Röntgenuntersuchung gelöster Fadenmoleküle

Abstract

In the X‐ray scattering curve of chain‐molecules in solution, essentially four regions may be distinguished as is shown by a more detailed mathematical discussion: The scattering at the smallest angles, showing an approximately Gaussean course, whose ordinate, when extrapolated to zero angle, is proportional to the square of the mol. weight. It is due to the diffraction effect of the whole coiled chain‐molecule. This is followed by a region of v‐values where the scattering falls off as 1/v². It is due to parts of the chain molecule which themselves already occur in all possible orientations. After a transition region (which is also accounted for by the theory) there follows a scattering which is proportional to 1/v. It is to be considered as the scattering of mostly straight parts of the molecule. The scattering at large angles, caused by smaller parts of the molecule (monomer group and single atoms), which at the same time indicates the periodicity (= length of structural unit in the direction of the chain axis) by a step, at an angle corresponding to Bragg's law.
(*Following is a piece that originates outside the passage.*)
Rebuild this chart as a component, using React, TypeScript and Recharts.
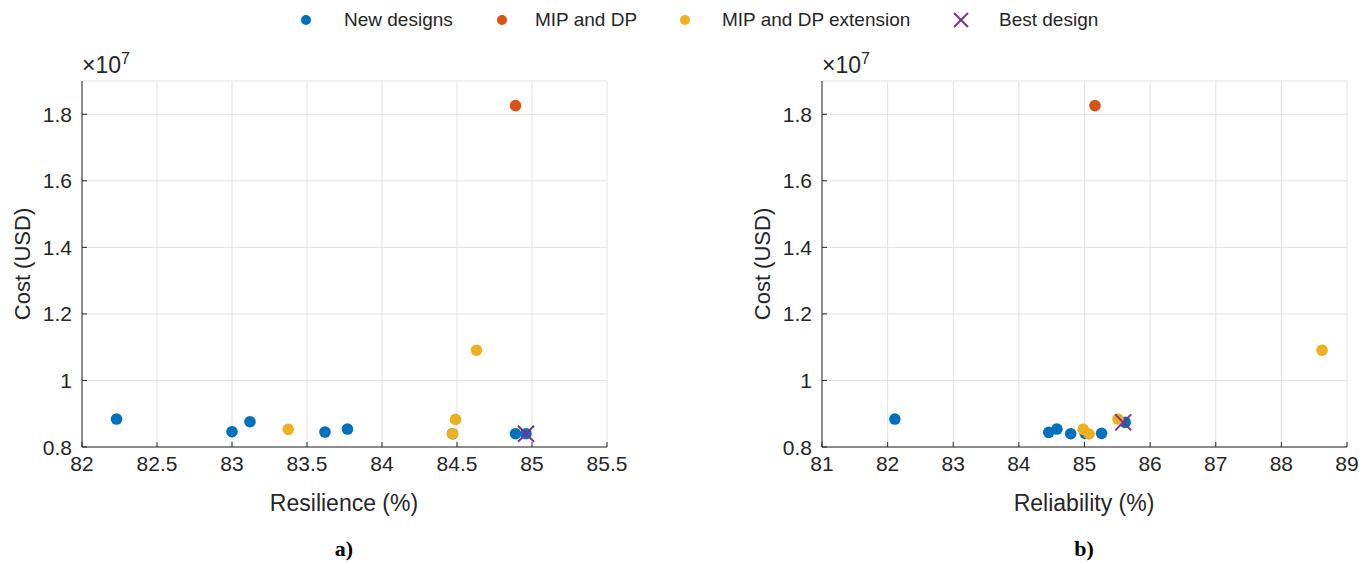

Its sharpness, too, is a measure for the coiling of the molecule. It can be shown that the abscissa of the intersecting point of the 1/v² and 1/v branches, when extrapolated to the transition region, is connected in a characteristic way with the statistical chain element or the “length of persistance”, which represent two different measures for the stiffness of the chain molecule.Measurements with polyvinyl bromide lead to a length of persistance of 11 ± 1 Å, which agrees satisfactorily with the value of 13 Å for polyvinyl chloride as derived from the birefringence of flow. At large angles two weak steps were found, one of which corresponds to the monomer length of 2.56 Å.Measurements on solutions of cellulose nitrate gave a curve ∼ 1/v without any steeper ascent up to the smallest angles, corresponding to 300 Å. We have, therefore, to conclude that the chain‐element of cellulose nitrate is in any case larger than 150 Å, which again is in agreement with the results of other physical measurements.Though only a small number of experimental results is available so far, it seems to be established that the procedure yields a direct evaluation of the shape of chain molecules in solution and, in this respect, appears superior to other methods. However, the experimental difficulties are considerable.